Couverture was invited inside the beautiful East London studio space of Ana Kerin, the sculpting aficionado behind Couverture’s newest homeware recruit Kana, London. A trained sculptor, Ana was kind enough to share her creative journey, in designing, constructing and decorating everyday objects that are each individually marked by her fingerprints.

Q: Can you tell us more about your background?


A: My background is in Fine Arts, with my speciality in sculpture. I was lucky enough to be one of the last generations to be trained in a very old-school program at the Academy of Fine Arts and Design in Ljubljana, Slovenia. As sculptors we had the privilege of also being trained in painting, life drawing, printing techniques, fine arts history, art theory, philosophy, and sculpture technology. My studies were very intense but wonderful. It is hard to explain how much of a transformation you go through when you are training for 10 hours a day for four years every day.


Q: What made you start your own company?


A: It has been a very natural progression. I wanted to make my own work. I knew I needed to have a studio workspace to have ultimate freedom to create in many disciplines. When I first moved to London I did not know that I would eventually come to focus on functional ceramics, but I knew I had to start somewhere. I wanted to create something that brought me closer to a person’s daily use of objects and to create those objects in the same form as art objects.
I started alone working as a part time sole trader but with the growing orders, and with the excitement that those projects brought with them, I had to set up a larger studio that now allows me the freedom and capacity to create a much wider variety of work. It is all very exciting I can now do that.


Q: What influences your designs?


A: Curiosity. Nature, life and lifestyles. Cultural differences, everyday life routines, habits, what make up small personal rituals.
People. I love observing how different we all are. I get inspired by people a lot. How we are attached to objects, places, songs, scents, memories, and the nostalgic value in things. We love returning to familiar places.
I am influenced by very non-obvious beauty. I love seeing how people use objects in different ways. The objects that live many lives.
My work has always been about non-tangible value. The touch that leaves traces, on a more metaphorical level.

Q: You have a more alternative methodology, can you tell us more about how you go about creating your pieces?

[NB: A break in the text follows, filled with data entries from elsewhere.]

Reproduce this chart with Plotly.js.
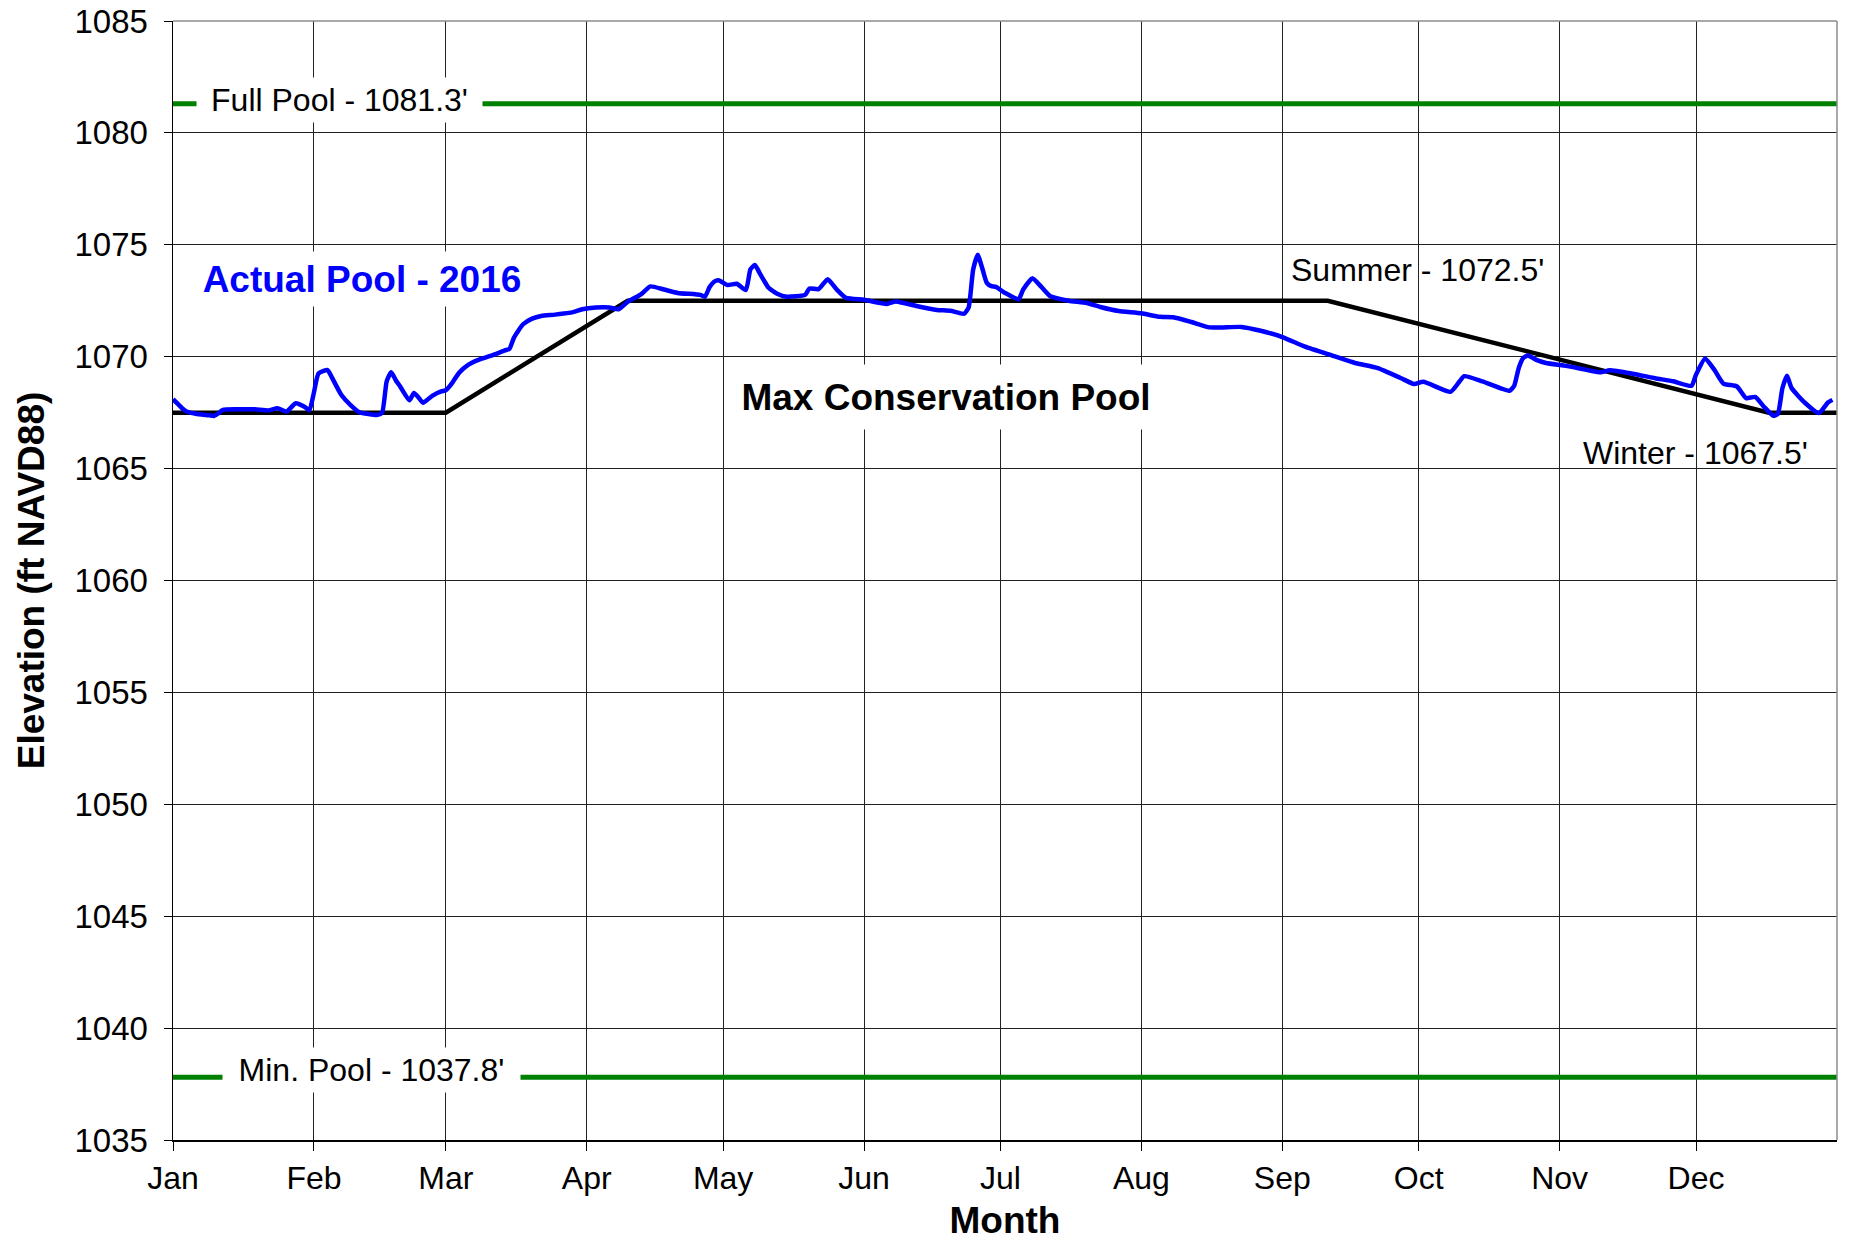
<!DOCTYPE html>
<html>
<head>
<meta charset="utf-8">
<script src="https://cdn.plot.ly/plotly-3.0.1.min.js"></script>
<style>
  html, body { margin: 0; padding: 0; background: #fff; }
  #chart { width: 1849px; height: 1241px; }
</style>
</head>
<body>
<div id="chart"></div>
<script>
// ---- Data ----
// Tick labels (month starts of 2016)
const monthTickDates = ['2016-01-01','2016-02-01','2016-03-01','2016-04-01','2016-05-01','2016-06-01',
                        '2016-07-01','2016-08-01','2016-09-01','2016-10-01','2016-11-01','2016-12-01'];
const monthTickLabels = ['Jan','Feb','Mar','Apr','May','Jun','Jul','Aug','Sep','Oct','Nov','Dec'];

// Max conservation pool (rule curve)
const ruleDates = ['2016-01-01','2016-03-01','2016-04-10','2016-09-11','2016-12-17','2017-01-01'];
const ruleElev  = [1067.5, 1067.5, 1072.5, 1072.5, 1067.5, 1067.5];

// Reference pool levels
const fullPoolElev = 1081.3;
const minPoolElev  = 1037.8;
const spanDates = ['2016-01-01','2017-01-01'];

// Actual pool 2016 (day of year, 0 = Jan 1) and elevation (ft NAVD88)
const poolDay = [0,1,2,3,5,8,9,10,11,14,18,21,23,25,27,29,30,31,32,34,35,37,39,41,43,45,46,47,48,49,50,
  52,53,54,55,57,59,60,61,63,65,67,70,73,74,75,77,79,81,84,88,90,93,96,98,100,103,105,108,111,116,117,118,
  119,120,122,124,126,127,128,129,130,131,133,135,139,140,142,144,146,148,152,157,159,164,168,171,174,175,
  176,177,178,179,180,181,183,186,187,189,191,193,197,201,204,208,213,217,220,224,228,235,239,244,249,255,
  260,265,270,273,275,281,283,284,288,294,295,296,297,298,300,302,306,310,314,316,321,326,330,334,335,337,
  339,341,344,346,348,350,352,353,354,355,356,359,362,364,365];
const poolElev = [1068.1,1067.9,1067.7,1067.55,1067.45,1067.38,1067.35,1067.47,1067.62,1067.65,1067.65,1067.6,
  1067.7,1067.55,1067.92,1067.75,1067.6,1068.4,1069.25,1069.4,1069.05,1068.3,1067.85,1067.52,1067.44,1067.4,
  1067.5,1068.9,1069.3,1068.95,1068.66,1068.05,1068.38,1068.18,1067.94,1068.25,1068.45,1068.5,1068.72,1069.3,
  1069.65,1069.85,1070.05,1070.28,1070.35,1070.85,1071.45,1071.7,1071.82,1071.88,1071.99,1072.12,1072.2,1072.2,
  1072.12,1072.45,1072.8,1073.14,1073.0,1072.85,1072.76,1072.68,1073.1,1073.35,1073.42,1073.2,1073.26,1072.98,
  1073.9,1074.1,1073.75,1073.4,1073.08,1072.8,1072.68,1072.76,1073.05,1073.02,1073.46,1073.0,1072.63,1072.54,
  1072.36,1072.47,1072.24,1072.09,1072.05,1071.92,1072.2,1073.9,1074.55,1073.95,1073.3,1073.15,1073.12,1072.85,
  1072.57,1073.0,1073.5,1073.12,1072.7,1072.5,1072.4,1072.22,1072.04,1071.94,1071.78,1071.76,1071.55,1071.31,
  1071.33,1071.17,1070.88,1070.45,1070.05,1069.72,1069.49,1069.05,1068.78,1068.88,1068.43,1068.9,1069.13,
  1068.9,1068.48,1068.7,1069.5,1069.95,1070.05,1069.85,1069.72,1069.6,1069.45,1069.3,1069.39,1069.24,1069.04,
  1068.9,1068.7,1069.2,1069.92,1069.42,1068.8,1068.67,1068.15,1068.2,1067.75,1067.36,1067.45,1068.6,1069.15,
  1068.6,1067.93,1067.48,1067.95,1068.07];

// ---- Build ----
const dayToDate = d => new Date(Date.UTC(2016, 0, 1) + d * 86400000).toISOString().slice(0, 10);
const poolDates = poolDay.map(dayToDate);

const FONT = 'Liberation Sans, Arial, Helvetica, sans-serif';
const GREEN = '#008000';

const traces = [
  { x: spanDates, y: [fullPoolElev, fullPoolElev], mode: 'lines', line: { color: GREEN, width: 5 }, hoverinfo: 'skip' },
  { x: spanDates, y: [minPoolElev, minPoolElev], mode: 'lines', line: { color: GREEN, width: 5 }, hoverinfo: 'skip' },
  { x: ruleDates, y: ruleElev, mode: 'lines', line: { color: '#000000', width: 4.5 }, name: 'Max Conservation Pool' },
  { x: poolDates, y: poolElev, mode: 'lines', line: { color: '#0000FF', width: 4.5, shape: 'spline', smoothing: 0.5 }, name: 'Actual Pool - 2016' }
];

const annFont = { family: FONT, size: 32, color: '#000' };
const annotations = [
  { xref: 'paper', yref: 'y', x: 0.1000, y: fullPoolElev, yshift: 4, text: "Full Pool - 1081.3'", showarrow: false,
    font: annFont, bgcolor: '#fff', width: 283, height: 42, xanchor: 'center', yanchor: 'middle' },
  { xref: 'paper', yref: 'y', x: 0.1193, y: minPoolElev, yshift: 7, text: "Min. Pool - 1037.8'", showarrow: false,
    font: annFont, bgcolor: '#fff', width: 295, height: 42, xanchor: 'center', yanchor: 'middle' },
  { xref: 'paper', yref: 'y', x: 0.748, y: 1073.88, text: "Summer - 1072.5'", showarrow: false,
    font: annFont, xanchor: 'center', yanchor: 'middle' },
  { xref: 'paper', yref: 'y', x: 0.9147, y: 1065.71, text: "Winter - 1067.5'", showarrow: false,
    font: annFont, xanchor: 'center', yanchor: 'middle' },
  { xref: 'paper', yref: 'y', x: 0.4645, y: 1068.2, text: '<b>Max Conservation Pool</b>', showarrow: false,
    font: { family: FONT, size: 37, color: '#000' }, bgcolor: '#fff', width: 440, height: 62,
    xanchor: 'center', yanchor: 'middle' },
  { xref: 'paper', yref: 'y', x: 0.1136, y: 1073.46, text: '<b>Actual Pool - 2016</b>', showarrow: false,
    font: { family: FONT, size: 37, color: '#0000FF' }, bgcolor: '#fff', width: 340, height: 52,
    xanchor: 'center', yanchor: 'middle' }
];

const shapes = [
  { type: 'line', xref: 'paper', yref: 'paper', x0: 0, x1: 1, y0: 1, y1: 1, line: { color: '#8c8c8c', width: 1.5 } },
  { type: 'line', xref: 'paper', yref: 'paper', x0: 1, x1: 1, y0: 0, y1: 1, line: { color: '#8c8c8c', width: 1.5 } }
];

const layout = {
  width: 1849, height: 1241,
  margin: { l: 173, r: 12, t: 21, b: 101, pad: 0 },
  paper_bgcolor: '#fff', plot_bgcolor: '#fff',
  showlegend: false,
  font: { family: FONT, color: '#000' },
  xaxis: {
    type: 'date',
    range: ['2016-01-01', '2017-01-01'],
    tickmode: 'array', tickvals: monthTickDates, ticktext: monthTickLabels,
    tickfont: { family: FONT, size: 32, color: '#000' },
    ticks: 'outside', ticklen: 9, tickcolor: '#000', tickwidth: 1,
    showgrid: true, gridcolor: '#222', gridwidth: 1,
    showline: true, linecolor: '#000', linewidth: 2,
    zeroline: false,
    title: { text: '<b>Month</b>', font: { family: FONT, size: 37, color: '#000' }, standoff: 13 }
  },
  yaxis: {
    range: [1035, 1085], dtick: 5, tick0: 1035,
    tickfont: { family: FONT, size: 33, color: '#000' },
    ticks: 'outside', ticklen: 8, tickcolor: '#000', tickwidth: 1, ticklabelstandoff: 9,
    showgrid: true, gridcolor: '#222', gridwidth: 1,
    showline: true, linecolor: '#000', linewidth: 1.5,
    zeroline: false,
    title: { text: '<b>Elevation (ft NAVD88)</b>', font: { family: FONT, size: 37, color: '#000' }, standoff: 18 }
  },
  annotations: annotations,
  shapes: shapes
};

Plotly.newPlot('chart', traces, layout, { displayModeBar: false, staticPlot: true });
</script>
</body>
</html>
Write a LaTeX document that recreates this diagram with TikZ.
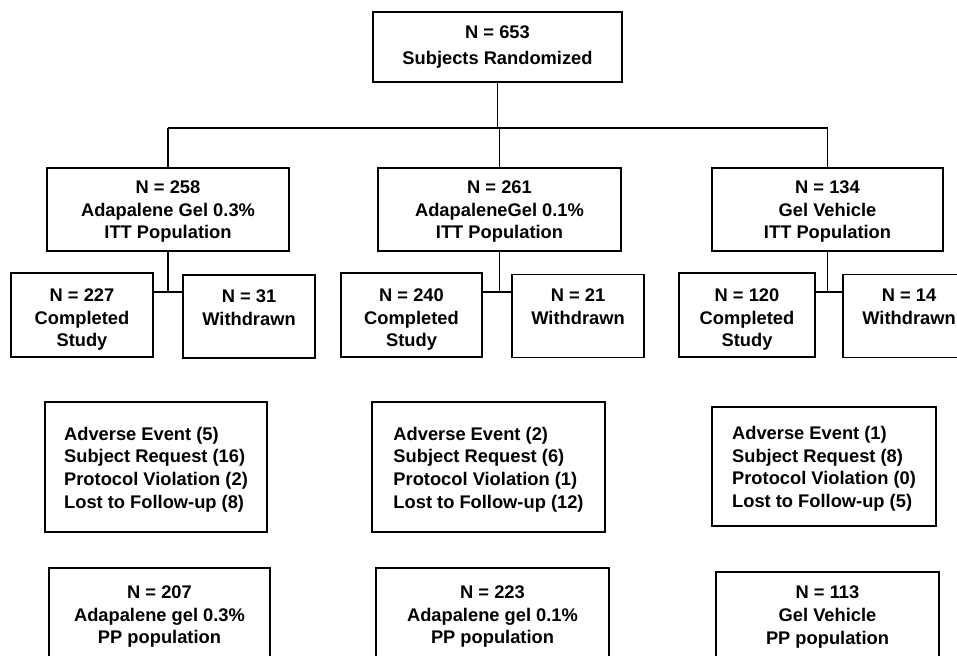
\documentclass[tikz,border=0pt]{standalone}
\usepackage{fontspec}
\setmainfont{Liberation Sans}
\newcommand\mylift[1]{\rule{0pt}{#1}}
\begin{document}
\begin{tikzpicture}[x=1pt,y=-1pt,
  box/.style={draw, line width=1.3pt, inner sep=0pt, align=center,
    font=\bfseries\fontsize{18.3}{22.7}\selectfont},
  reasonbox/.style={box, align=left},
  link/.style={line width=1.3pt}]
\useasboundingbox (0,0) rectangle (957,655);
\clip (0,0) rectangle (957,655);
% top
\node[box, minimum width=249pt, minimum height=70pt] (top) at (497.5,47) {N = 653\\[3pt]Subjects Randomized};
% groups
\node[box, minimum width=242pt, minimum height=83pt] (g1) at (168,209.5) {\mylift{17pt}N = 258\\Adapalene Gel 0.3\%\\ITT Population};
\node[box, minimum width=243pt, minimum height=83pt] (g2) at (499.5,209.5) {\mylift{17pt}N = 261\\AdapaleneGel 0.1\%\\ITT Population};
\node[box, minimum width=231pt, minimum height=83pt] (g3) at (827.5,209.5) {\mylift{17pt}N = 134\\Gel Vehicle\\ITT Population};
% completed / withdrawn
\node[box, minimum width=142pt, minimum height=84pt] (c1) at (82,315) {\mylift{22pt}N = 227\\Completed\\Study};
\node[box, minimum width=132pt, minimum height=83pt] (w1) at (249,316.5) {\mylift{17pt}N = 31\\Withdrawn\\\mbox{}};
\node[box, minimum width=141pt, minimum height=84pt] (c2) at (411.5,315) {\mylift{22pt}N = 240\\Completed\\Study};
\node[box, minimum width=132pt, minimum height=83pt] (w2) at (578,316) {\mylift{17pt}N = 21\\Withdrawn\\\mbox{}};
\node[box, minimum width=136pt, minimum height=84pt] (c3) at (747,315) {\mylift{22pt}N = 120\\Completed\\Study};
\node[box, minimum width=132pt, minimum height=83pt] (w3) at (909,316) {\mylift{17pt}N = 14\\Withdrawn\\\mbox{}};
% reasons
\node[reasonbox, minimum width=222pt, minimum height=130pt] (r1) at (156,467) {\mylift{18pt}Adverse Event (5)\\Subject Request (16)\\Protocol Violation (2)\\Lost to Follow-up (8)};
\node[reasonbox, minimum width=233pt, minimum height=130pt] (r2) at (488.5,467) {\mylift{18pt}Adverse Event (2)\\Subject Request (6)\\Protocol Violation (1)\\Lost to Follow-up (12)};
\node[reasonbox, minimum width=224pt, minimum height=119pt] (r3) at (824,466.5) {\mylift{18pt}Adverse Event (1)\\Subject Request (8)\\Protocol Violation (0)\\Lost to Follow-up (5)};
% PP
\node[box, minimum width=221pt, minimum height=92pt] (p1) at (159.5,614) {\mylift{18pt}N = 207\\Adapalene gel 0.3\%\\PP population};
\node[box, minimum width=233pt, minimum height=92pt] (p2) at (492.5,614) {\mylift{18pt}N = 223\\Adapalene gel 0.1\%\\PP population};
\node[box, minimum width=223pt, minimum height=86pt] (p3) at (827.5,615) {\mylift{17pt}N = 113\\Gel Vehicle\\PP population};
% connectors
\coordinate (bus) at (0,128);
\coordinate (j) at (0,292);
\draw[link] (top.south) -- (top.south |- bus);
\draw[link] (g1.north |- bus) -- (g3.north |- bus);
\draw[link] (g1.north |- bus) -- (g1.north);
\draw[link] (g2.north |- bus) -- (g2.north);
\draw[link] (g3.north |- bus) -- (g3.north);
\draw[link] (g1.south) -- (g1.south |- j);
\draw[link] (j -| c1.east) -- (j -| w1.west);
\draw[link] (g2.south) -- (g2.south |- j);
\draw[link] (j -| c2.east) -- (j -| w2.west);
\draw[link] (g3.south) -- (g3.south |- j);
\draw[link] (j -| c3.east) -- (j -| w3.west);
\end{tikzpicture}
\end{document}
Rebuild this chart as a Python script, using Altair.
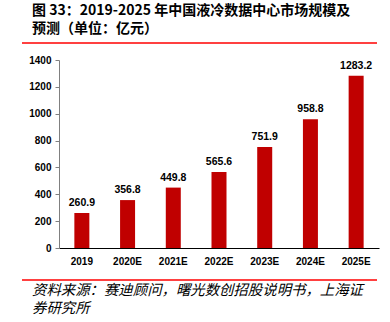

A: On a conceptual level my methodology is very simple. I work on many projects at the same time. This way they all stay fresh. I do not want to get bored and I do not want the ideas to get ‘tired’ and warn out by overdoing them. I need to float around from one idea to another. Some projects are in a stage of not even knowing which material I should use yet. I leave pieces on the shelf until their time comes and I know how to finish them off. Sometimes I focus on the art direction for a shoot to step away from studio work and then I can return and see my own work with a fresh perspective.
The practical side of my work methodology is born out of the necessity that comes with making large scale sculptures. I have been casting my own body and then pressing the plaster casts into clay. I have reversed that process over and over again to get the layers of the fingertip traces. So the pieces have two sides of ‘skin’ texture on their surface.
For most of my work we still use this reverse mould pressing technique. This way all the pieces have unique patterns from the hands that have built them on the inside, with the creased, rough, skin-like texture on the outside. This creates the ‘body of work’.

Q: Is functionality as important as aesthetic for you?


A: Yes, for some of my work functionality is equally important. Only because I love working with limitations as part of the brief. I love to work along the thin line between being functional and sculptural. Some pieces are more one than the other. But the beauty of functionality has become more and more appealing to me.
I always work on many different pieces simultaneously. Some of my work explores the form without trying to be please aesthetically or to be functional.

Q: How does London inspire you?


A: It keeps my curiosity alive. It never fails to surprise me. It is not an easy city, but it gives you as much as you are willing to give it. And that only seems fair.
It gives me a great sense of freedom. The diversity in the city and its’ never ending flow of people coming and leaving creates a sense of acceptance as we are all ‘in the same boat’.

Q: Apart from ceramics and art, what other passions do you have?


A: I love cooking. I love experimenting with food. And I love having friends over for dinner and spending time together, storytelling and cooking together. It is the ultimate life sharing experience.
And ‘me’ time. Which is usually related to sea and island life. Spending as much time as I can by the sea is a passion of mine. There is something about floating in isolation from the land that I find incredibly soothing.

Q: What do you like about Notting Hill?


A: The history of how many transformations it has gone through. It has lived so many different lives, so many different stories. It is like a very wise old woman that has been married a few times and lived throughout the world. I would like to know her secrets. Notting Hill Carnival always makes me think about that.

Q: What else is in the pipeline for Kana London?


A: I am launching my new collection this autumn during London Design Festival. This has been a large project I have been working on for a very long time now. I am really looking forward to seeing how it is going to be received. There are a few exciting projects and collaborations I have been working on this past year. I will be working with some new materials as well. I have always wanted to create a collection in glass and to find a way to translate my sculptural forms into furniture. Let’s see!